Rechte werden nicht mehr ausschließlich in Relation zum Menschen konzeptualisiert, sondern auch unabhängig von diesem. Eine solche Auffassung hat potentiell weitreichende Konsequenzen für moderne Rechtssysteme, die freilich bei den Veranstaltungen nicht im Detail ausbuchstabiert wurden. Nichtsdestotrotz zeichnet sich hier ein von den sozialen Organisationen und der globalen Zivilgesellschaft offensiv betriebener neuer Ansatz ab. Prominente RednerInnen wie der brasilianische Befreiungstheologe Leonardo Boff, oder Pablo Solon, Ex-Sonderbotschafter des bolivianischen Präsidenten Evo Morales und nun Direktor von Focus on the Global South, haben sich dafür nachdrücklich ausgesprochen.

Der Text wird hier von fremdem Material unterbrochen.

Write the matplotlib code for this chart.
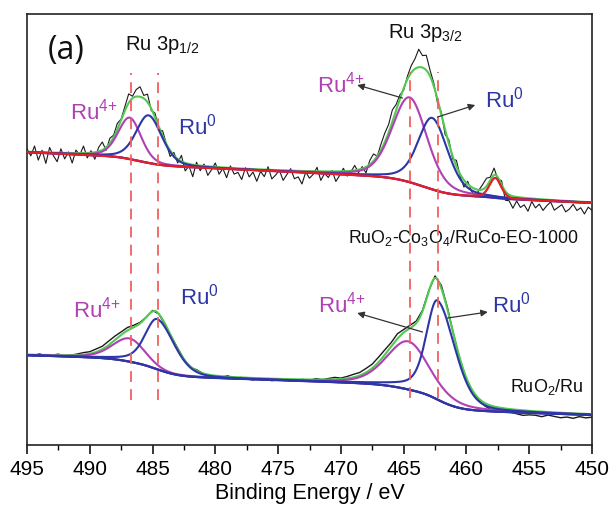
import numpy as np
import matplotlib
matplotlib.use("Agg")
import matplotlib.pyplot as plt

# ---------------- data (peak-fit parameters) ----------------
x_ticks = [495, 490, 485, 480, 475, 470, 465, 460, 455, 450]

# upper spectrum: RuO2-Co3O4/RuCo-EO-1000
top_ru4_center = [486.8, 464.5]
top_ru4_height = [43, 88]
top_ru4_fwhm_hi = [2.2, 3.3]
top_ru4_fwhm_lo = [2.2, 3.3]
top_ru0_center = [485.3, 462.7]
top_ru0_height = [46, 68]
top_ru0_fwhm_hi = [2.3, 2.6]
top_ru0_fwhm_lo = [2.5, 2.9]
top_sat_center = [457.7]
top_sat_height = [20]
top_sat_fwhm = [1.1]
top_bg_right = 242
top_bg_slope = 0.55
top_ru4_step = [4, 9]
top_ru0_step = [4, 8]
top_sat_step = [1]
# residual of measured data vs fit, every 0.3 eV from 495 eV
top_resid = [3, -4, 6, -8, 2, -11, 5, -3, -9, 4, -6, 1, -10, 3, -2, 7, -5, 2, -7, 4, 8, -3, 5, 2,
             6, 1, 4, 9, 2, 7, 10, 3, 8, -2,
             4, -3, 5, 0, -6, 3, -4, 6, -8, -2, -12, 3,
             -5, 2, -9, -3, 4, -7, -1, -10, 2, -6, -4, -11, 1, -8, -3, -12, -2, -7, 3, -9,
             -5, 0, -10, -4, 2, -8, -6, -13, -1, -7, -3, 4, -9, -2, -6, 1, -10, -4, 3, -5,
             -1, 5, -3, 2, -6, 4, 7, 0, 6, 9,
             8, 12, 6, 4, -2, 3, 7, 10, 18, 12, 15, 6, 3, -4, 2,
             -5, 4, -3, 6, -2, -7, 3, -4, -8, 0, 5, 8, 3, 7, -2,
             4, -9, -6, -12, -4, -10, -7, -13, -3, -9, -5, -11, -6, -2, -10, -7, -4, -11, -8,
             -3, -9, -6, -12, -5, -8]

# lower spectrum: RuO2/Ru
bot_ru4_center = [486.7, 464.5]
bot_ru4_height = [28, 55]
bot_ru4_fwhm_hi = [3.3, 4.2]
bot_ru4_fwhm_lo = [3.3, 4.2]
bot_ru0_center = [484.6, 462.3]
bot_ru0_height = [47, 94]
bot_ru0_fwhm_hi = [2.2, 2.0]
bot_ru0_fwhm_lo = [3.2, 3.3]
bot_bg_right = 30
bot_bg_slope = 0.35
bot_ru4_step = [7, 11]
bot_ru0_step = [11, 15]
# residual every 0.5 eV from 495 eV
bot_resid = [0, -1, 1, -1, 0, 1, -1, 0, 1, 2, 2,
             3, 3, 4, 4, 3, 3, 2, 1,
             0, 1, 0, -1, 0, 1, 0, -1, 1, 0,
             -1, 0, -1, 1, -2, 0, -1, -2, 0, -1, -2, -1, 0, -2, -1, 0, -1, 1, 0, 1, 2, 1,
             2, 3, 3, 4, 4, 5, 5, 4, 5, 3,
             3, 2, 1, 1, 2, 3, 2, 0, -1, -2,
             -3, -2, -3, -4, -3, -4, -3, -4, -5, -4, -4, -5, -3, -4, -5, -4, -5, -3, -4, -3]

ref_lines = [486.7, 484.6, 464.5, 462.3]

# ---------------- model helpers ----------------
def pv(E, c, h, w_hi, w_lo, eta=0.3):
    w = np.where(E >= c, w_hi, w_lo)
    u = (E - c) / w
    g = np.exp(-4 * np.log(2) * u ** 2)
    l = 1.0 / (1 + 4 * u ** 2)
    return h * ((1 - eta) * g + eta * l)

Ef = np.linspace(450, 495, 2000)

def cum(prof):
    cs = np.cumsum(prof)          # Ef ascending -> from low binding energy side
    return cs / cs[-1]

def build(E, right, slope, peaks):
    """peaks: list of (center, height, fwhm_hi, fwhm_lo, step, eta, group)"""
    lin = right + slope * (E - 450)
    steps = []
    profs = []
    for (c, h, whi, wlo, s, eta, g) in peaks:
        steps.append(s * np.interp(E, Ef, cum(pv(Ef, c, h, whi, wlo, eta))))
        profs.append(pv(E, c, h, whi, wlo, eta))
    bg = lin + sum(steps)
    comps = []
    for k, (c, h, whi, wlo, s, eta, g) in enumerate(peaks):
        grp = [j for j, p in enumerate(peaks) if p[6] == g]
        s_grp = sum(peaks[j][4] for j in grp)
        own_bg = bg - sum(steps[j] for j in grp) + s_grp * steps[k] / s
        comps.append(own_bg + profs[k])
    env = bg + sum(profs)
    return bg, comps, env

top_peaks = []
for i in range(2):
    top_peaks.append((top_ru4_center[i], top_ru4_height[i], top_ru4_fwhm_hi[i], top_ru4_fwhm_lo[i], top_ru4_step[i], 0.3, i))
for i in range(2):
    top_peaks.append((top_ru0_center[i], top_ru0_height[i], top_ru0_fwhm_hi[i], top_ru0_fwhm_lo[i], top_ru0_step[i], 0.3, i))
top_peaks.append((top_sat_center[0], top_sat_height[0], top_sat_fwhm[0], top_sat_fwhm[0], top_sat_step[0], 0.3, 2))

bot_peaks = []
for i in range(2):
    bot_peaks.append((bot_ru4_center[i], bot_ru4_height[i], bot_ru4_fwhm_hi[i], bot_ru4_fwhm_lo[i], bot_ru4_step[i], 0.35, i))
for i in range(2):
    bot_peaks.append((bot_ru0_center[i], bot_ru0_height[i], bot_ru0_fwhm_hi[i], bot_ru0_fwhm_lo[i], bot_ru0_step[i], 0.25, i))

# ---------------- figure ----------------
plt.rcParams['font.family'] = ['Liberation Sans', 'DejaVu Sans']
plt.rcParams['mathtext.fontset'] = 'custom'
plt.rcParams['mathtext.rm'] = 'Liberation Sans'
plt.rcParams['mathtext.it'] = 'Liberation Sans'

fig = plt.figure(figsize=(6.11, 5.08), dpi=100)
ax = fig.add_axes([27 / 611, 63 / 508, 565 / 611, 431 / 508])

C_BLACK = '#1a1a1a'
C_GREEN = '#52c852'
C_PINK = '#b040b4'
C_BLUE = '#2c36a6'
C_RED = '#e41e28'
C_DASH = '#f06060'

# upper spectrum
Et = 495 - 0.3 * np.arange(len(top_resid))
bg_t, comps_t, env_t = build(Ef, top_bg_right, top_bg_slope, top_peaks)
_, _, env_td = build(Et, top_bg_right, top_bg_slope, top_peaks)
data_t = env_td + np.array(top_resid)
ax.plot(Et, data_t, color=C_BLACK, lw=0.8, zorder=2)
ax.plot(Ef, env_t, color=C_GREEN, lw=1.5, zorder=3)
for k in (0, 1):
    ax.plot(Ef, comps_t[k], color=C_PINK, lw=1.5, zorder=4)
for k in (2, 3):
    ax.plot(Ef, comps_t[k], color=C_BLUE, lw=1.5, zorder=5)
ax.plot(Ef, comps_t[4], color=C_RED, lw=1.6, zorder=6)

# lower spectrum
Eb = 495 - 0.5 * np.arange(len(bot_resid))
bg_b, comps_b, env_b = build(Ef, bot_bg_right, bot_bg_slope, bot_peaks)
_, _, env_bd = build(Eb, bot_bg_right, bot_bg_slope, bot_peaks)
data_b = env_bd + np.array(bot_resid)
ax.plot(Eb, data_b, color=C_BLACK, lw=1.0, zorder=2)
ax.plot(Ef, env_b, color=C_GREEN, lw=1.5, zorder=3)
for k in (0, 1):
    ax.plot(Ef, comps_b[k], color=C_PINK, lw=1.5, zorder=4)
for k in (2, 3):
    ax.plot(Ef, comps_b[k], color=C_BLUE, lw=1.5, zorder=5)
ax.plot(Ef, bg_b, color=C_BLUE, lw=1.5, zorder=5)

# reference dashed lines
for i, e in enumerate(ref_lines):
    y0, y1 = (45, 372) if i < 2 else (47, 373)
    ax.plot([e, e], [y0, y1], color=C_DASH, lw=1.3, dashes=(6, 4), zorder=7)

ax.set_xlim(495, 450)
ax.set_ylim(0, 431)
ax.set_xticks(x_ticks)
ax.set_xticks(np.arange(450, 495.1, 2.5), minor=True)
ax.set_yticks([])
ax.tick_params(axis='x', which='major', direction='out', length=6.5, width=1.1,
               labelsize=15, pad=4, top=False)
ax.tick_params(axis='x', which='minor', direction='out', length=3.5, width=1.0, top=False)
for s in ax.spines.values():
    s.set_linewidth(1.2)
    s.set_color('#222222')
ax.set_xlabel('Binding Energy / eV', fontsize=15.5, labelpad=3)

# texts
ax.text(491.9, 394, '(a)', fontsize=23, family=['Open Sans', 'DejaVu Sans'],
        ha='center', va='center', color='#111111')
ax.text(487.2, 400, 'Ru 3p$_{\\mathregular{1/2}}$', fontsize=14.5, ha='left', va='center', color='#111111')
ax.text(466.25, 412, 'Ru 3p$_{\\mathregular{3/2}}$', fontsize=14.5, ha='left', va='center', color='#111111')

sup4 = '$\\mathregular{Ru^{4{+}}}$'
sup0 = '$\\mathregular{Ru^{0}}$'
fs_lab = 16
ax.text(491.6, 333, sup4, fontsize=fs_lab, color=C_PINK, ha='left', va='center')
ax.text(483.0, 318, sup0, fontsize=fs_lab, color=C_BLUE, ha='left', va='center')
ax.text(471.9, 360, sup4, fontsize=fs_lab, color=C_PINK, ha='left', va='center')
ax.text(458.5, 345, sup0, fontsize=fs_lab, color=C_BLUE, ha='left', va='center')
ax.text(491.3, 135, sup4, fontsize=fs_lab, color=C_PINK, ha='left', va='center')
ax.text(482.8, 148, sup0, fontsize=fs_lab, color=C_BLUE, ha='left', va='center')
ax.text(471.8, 140, sup4, fontsize=fs_lab, color=C_PINK, ha='left', va='center')
ax.text(458.0, 140, sup0, fontsize=fs_lab, color=C_BLUE, ha='left', va='center')

ax.text(451.1, 207, 'RuO$_{\\mathregular{2}}$-Co$_{\\mathregular{3}}$O$_{\\mathregular{4}}$/RuCo-EO-1000',
        fontsize=12.8, ha='right', va='center', color='#111111')
ax.text(450.7, 58, 'RuO$_{\\mathregular{2}}$/Ru', fontsize=13, ha='right', va='center', color='#111111')

arrow_kw = dict(arrowstyle='-|>', color='#333333', lw=0.9, mutation_scale=10, shrinkA=0, shrinkB=0)
ax.annotate('', xy=(468.7, 360), xytext=(465.1, 347), arrowprops=arrow_kw, zorder=8)
ax.annotate('', xy=(459.3, 340), xytext=(462.3, 328), arrowprops=arrow_kw, zorder=8)
ax.annotate('', xy=(468.7, 132), xytext=(463.5, 113), arrowprops=arrow_kw, zorder=8)
ax.annotate('', xy=(458.3, 133), xytext=(461.5, 127), arrowprops=arrow_kw, zorder=8)

fig.savefig('out.png', dpi=100)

Am Mittwoch steht dann der große Mobilisations- und Aktionstag auf dem Programm. Im Stadtzentrum soll es einen großen Aufmarsch geben. Gerüchte besagen zudem, dass die brasilianische Landlosenbewegung auch eine Demonstration beim Konferenzort Riocentro organisieren will. Das wäre angesichts der massiven militärischen Präsenz vor Ort eine nicht ungefährliche Sache.
Wie erwartet ist bei den offiziellen Verhandlungen keine Einigung zur Abschlussdeklaration mit Montagabend gelungen. Es soll bis zum Eintreffen der Staats- und Regierungschefs am Mittwoch weiter verhandelt werden. Ein positives Signal lieferten wenigsten die USA, Brasilien und Ruanda, die sich im Umsetzung der Ziele der Bonner Waldkonferenz von 2010 zum Wiederaufbau von 18 Mio. Hektar Waldfläche bis 2020 verpflichteten.